Стройте социализм, выпрыгивайте из личных масштабов!
Не поминайте лихом.
Дм. Урин.
Помимо завещания, в папке были:
— воспоминания моего отца, Ю. А. Бера, о Дмитрии Урине, написанные в 1970-е годы;
— список произведений Д. Э. Урина и биографическая справка, составленные Ю. А. Бером;
— пять тоненьких книжек с изданными произведениями Урина;
— 2 фотографии Дмитрия Урина;
— неоконченная рукопись какой-то повести;
— письмо Урину на бланке МХТ 2 с предложением написать пьесу.
Изучив эти материалы, я сделала для себя открытие: Дмитрий Урин был писателем большого и своеобразного дарования. Его рассказы, в которых острая наблюдательность исследователя, препарирующего реальность, сочетается с отстраненным взглядом мудреца и провидца, смешное соседствует с трагическим, а злободневное обретает вневременные черты, показались мне удивительными и очень современными. Проживи Дмитрий Урин дольше — возможно, он встал бы в один ряде Бабелем, Олешей, Булгаковым, Платоновым. Я поняла, что мой отец не напрасно ценил его столь высоко.
Он, правда, называл Урина «комсомольским писателем», возможно рассчитывая, что такой идеологический «ярлык» поможет добиться публикации его произведений. Думаю, нельзя согласиться с таким определением. Комсомольцы, как и другие типы того времени, встречаются на страницах его книг, но без всякого романтического ореола: «Шпана», «Разрушение» — это о них. С большой степенью вероятности можно предположить: если бы Дмитрий Урин не умер в 1934 году, он вряд ли пережил бы времена террора.

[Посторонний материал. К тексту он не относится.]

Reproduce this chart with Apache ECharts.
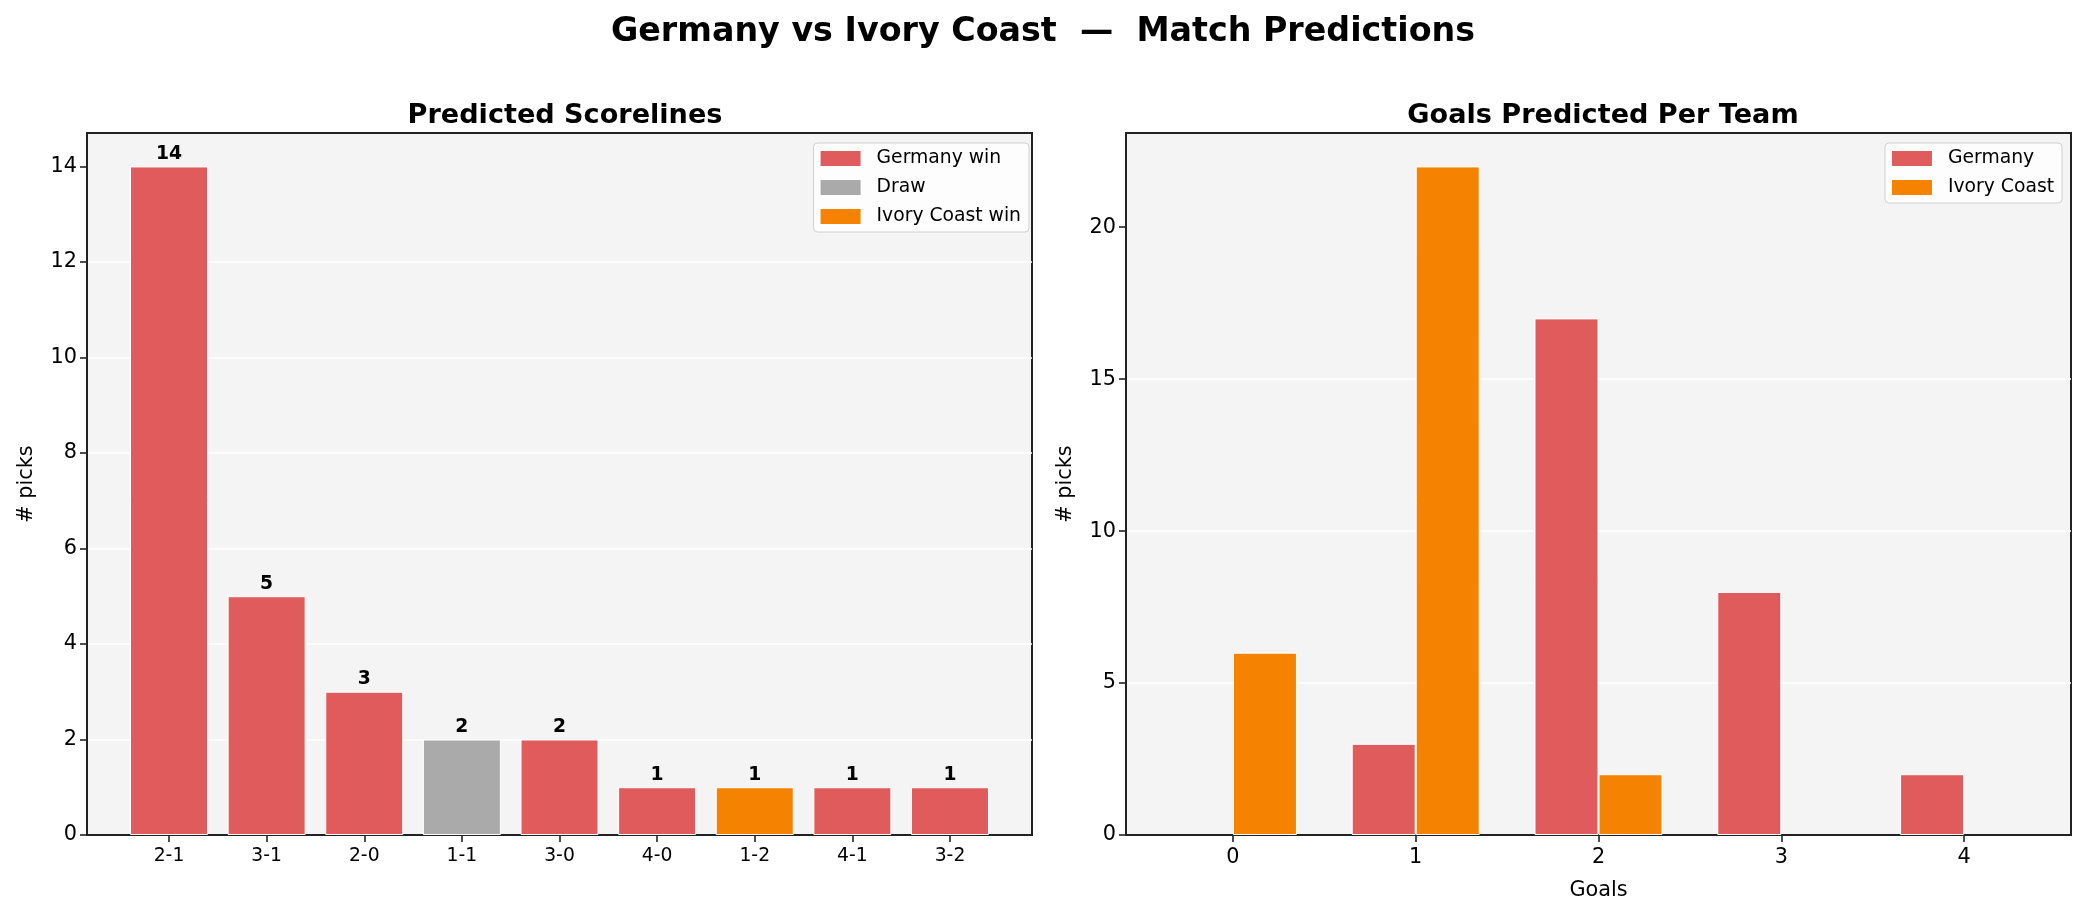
<!DOCTYPE html>
<html>
<head>
<meta charset="utf-8">
<script src="https://cdn.jsdelivr.net/npm/echarts@6/dist/echarts.min.js"></script>
<style>html,body{margin:0;padding:0;background:#fff;}#c{width:2086px;height:916px;}</style>
</head>
<body>
<div id="c"></div>
<script>
// ---- data ----
const scorelines = ['2-1','3-1','2-0','1-1','3-0','4-0','1-2','4-1','3-2'];
const scoreCounts = [14, 5, 3, 2, 2, 1, 1, 1, 1];
const scoreOutcome = ['Germany win','Germany win','Germany win','Draw','Germany win','Germany win','Ivory Coast win','Germany win','Germany win'];
const outcomeNames = ['Germany win','Draw','Ivory Coast win'];
const goalsCats = [0, 1, 2, 3, 4];
const germanyGoals = [0, 3, 17, 8, 2];
const ivoryGoals = [6, 22, 2, 0, 0];
const leftYTicks = [0, 2, 4, 6, 8, 10, 12, 14];
const rightYTicks = [0, 5, 10, 15, 20];

// ---- style ----
const FONT = 'DejaVu Sans';
const RED = '#E05C5C', GREY = '#AAAAAA', ORANGE = '#F58200';
const outcomeColor = {'Germany win': RED, 'Draw': GREY, 'Ivory Coast win': ORANGE};
const AX = '#222222';

const chart = echarts.init(document.getElementById('c'), null, {renderer: 'canvas'});

function yAxisCfg(gridIndex, max, ticks) {
  return {
    type: 'value', gridIndex: gridIndex, min: 0, max: max,
    name: '# picks', nameLocation: 'middle', nameGap: 50, nameRotate: 90,
    nameTextStyle: {fontFamily: FONT, fontSize: 20.8, color: '#000'},
    axisLine: {show: true, onZero: false, lineStyle: {color: AX, width: 2}},
    axisTick: {show: true, length: 7, lineStyle: {color: AX, width: 1.6}, customValues: ticks},
    axisLabel: {fontFamily: FONT, fontSize: 20.8, color: '#000', margin: 10, customValues: ticks},
    splitLine: {show: true, showMinLine: false, showMaxLine: false, lineStyle: {color: '#ffffff', width: 1.6}}
  };
}

const leftSeries = outcomeNames.map(function (name) {
  const data = [];
  scorelines.forEach(function (s, i) {
    if (scoreOutcome[i] === name) data.push([i, scoreCounts[i]]);
  });
  return {
    name: name, type: 'bar', xAxisIndex: 0, yAxisIndex: 0,
    data: data, barWidth: 78, barGap: '-100%',
    itemStyle: {color: outcomeColor[name], borderColor: '#fff', borderWidth: 1},
    label: {show: true, position: 'top', distance: 3, fontFamily: FONT, fontWeight: 'bold',
      fontSize: 18.75, color: '#000', formatter: function (p) { return p.value[1]; }}
  };
});

const rightSeries = [
  {name: 'Germany', data: germanyGoals, color: RED},
  {name: 'Ivory Coast', data: ivoryGoals, color: ORANGE}
].map(function (s) {
  return {
    name: s.name, type: 'bar', xAxisIndex: 1, yAxisIndex: 1,
    data: goalsCats.map(function (g, i) {
      const v = s.data[i];
      return v === 0 ? {value: [g, v], itemStyle: {borderWidth: 0, opacity: 0}} : [g, v];
    }),
    barWidth: 64, barGap: '0%',
    itemStyle: {color: s.color, borderColor: '#fff', borderWidth: 1}
  };
});

const legendCommon = {
  orient: 'vertical', top: 143, itemWidth: 40, itemHeight: 15, itemGap: 10,
  icon: 'rect', padding: [6, 8, 6, 7],
  backgroundColor: 'rgba(255,255,255,0.8)', borderColor: '#d0d0d0', borderWidth: 1, borderRadius: 4,
  itemStyle: {borderWidth: 0, opacity: 1},
  textStyle: {fontFamily: FONT, fontSize: 18.75, color: '#000', padding: [0, 0, 0, 11]}
};

chart.setOption({
  animation: false,
  backgroundColor: '#ffffff',
  title: [
    {text: 'Germany vs Ivory Coast  —  Match Predictions', left: 'center', top: 11,
      textStyle: {fontFamily: FONT, fontSize: 33.3, fontWeight: 'bold', color: '#000'}},
    {text: 'Predicted Scorelines', left: 560, textAlign: 'center', top: 97,
      textStyle: {fontFamily: FONT, fontSize: 27.1, fontWeight: 'bold', color: '#000'}},
    {text: 'Goals Predicted Per Team', left: 1598, textAlign: 'center', top: 97,
      textStyle: {fontFamily: FONT, fontSize: 27.1, fontWeight: 'bold', color: '#000'}}
  ],
  legend: [
    Object.assign({}, legendCommon, {right: 1057, data: outcomeNames}),
    Object.assign({}, legendCommon, {right: 24, data: ['Germany', 'Ivory Coast']})
  ],
  grid: [
    {left: 87, top: 133, width: 945, height: 702, show: true, backgroundColor: '#f4f4f4',
      borderColor: AX, borderWidth: 2},
    {left: 1126, top: 133, width: 945, height: 702, show: true, backgroundColor: '#f4f4f4',
      borderColor: AX, borderWidth: 2}
  ],
  xAxis: [
    {type: 'value', gridIndex: 0, min: -0.84, max: 8.84,
      axisLine: {show: true, onZero: false, lineStyle: {color: AX, width: 2}},
      axisTick: {show: true, length: 7, lineStyle: {color: AX, width: 1.6}, customValues: scorelines.map(function (s, i) { return i; })},
      axisLabel: {fontFamily: FONT, fontSize: 18.75, color: '#000', margin: 12,
        customValues: scorelines.map(function (s, i) { return i; }),
        formatter: function (v) { return scorelines[Math.round(v)]; }},
      splitLine: {show: false}},
    {type: 'value', gridIndex: 1, min: -0.585, max: 4.585,
      name: 'Goals', nameLocation: 'middle', nameGap: 45,
      nameTextStyle: {fontFamily: FONT, fontSize: 20.8, color: '#000'},
      axisLine: {show: true, onZero: false, lineStyle: {color: AX, width: 2}},
      axisTick: {show: true, length: 7, lineStyle: {color: AX, width: 1.6}, customValues: goalsCats},
      axisLabel: {fontFamily: FONT, fontSize: 20.8, color: '#000', margin: 12,
        customValues: goalsCats, formatter: function (v) { return String(Math.round(v)); }},
      splitLine: {show: false}}
  ],
  yAxis: [
    yAxisCfg(0, 14.7, leftYTicks),
    yAxisCfg(1, 23.1, rightYTicks)
  ],
  series: leftSeries.concat(rightSeries)
});
</script>
</body>
</html>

Я почувствовала, что должна осуществить то, что не удалось моему отцу, — открыть моим современникам имя Дмитрия Урина, писателя, рано ушедшего из жизни, но успевшего очень по-своему, под непривычным углом зрения, отразить события 1920-х годов, свидетелем и участником которых он был.
Но прежде чем представить произведения Дмитрия Урина читателям, необходимо рассказать о нем самом. Что за человек был Дмитрий Урин? Что привело его в литературу? Как он приобрел свой ранний опыт, позволивший ему в юном возрасте писать такие зрелые и своеобразные вещи? Что еще им написано, кроме того, что вошло в пять тоненьких книжек, найденных мной в папином архиве?
Кое-что о Дмитрии Урине можно узнать из воспоминаний моего отца, которые я привожу в небольшом сокращении.
Он очень рано вошел в литературу. Его первые фельетоны в газетах, главным образом киевских, были напечатаны, когда ему не исполнилось и 18-ти лет. А через десять лет, в декабре 1934 года он умер. Но за эти десять лет Дмитрий Урин стал довольно известным писателем.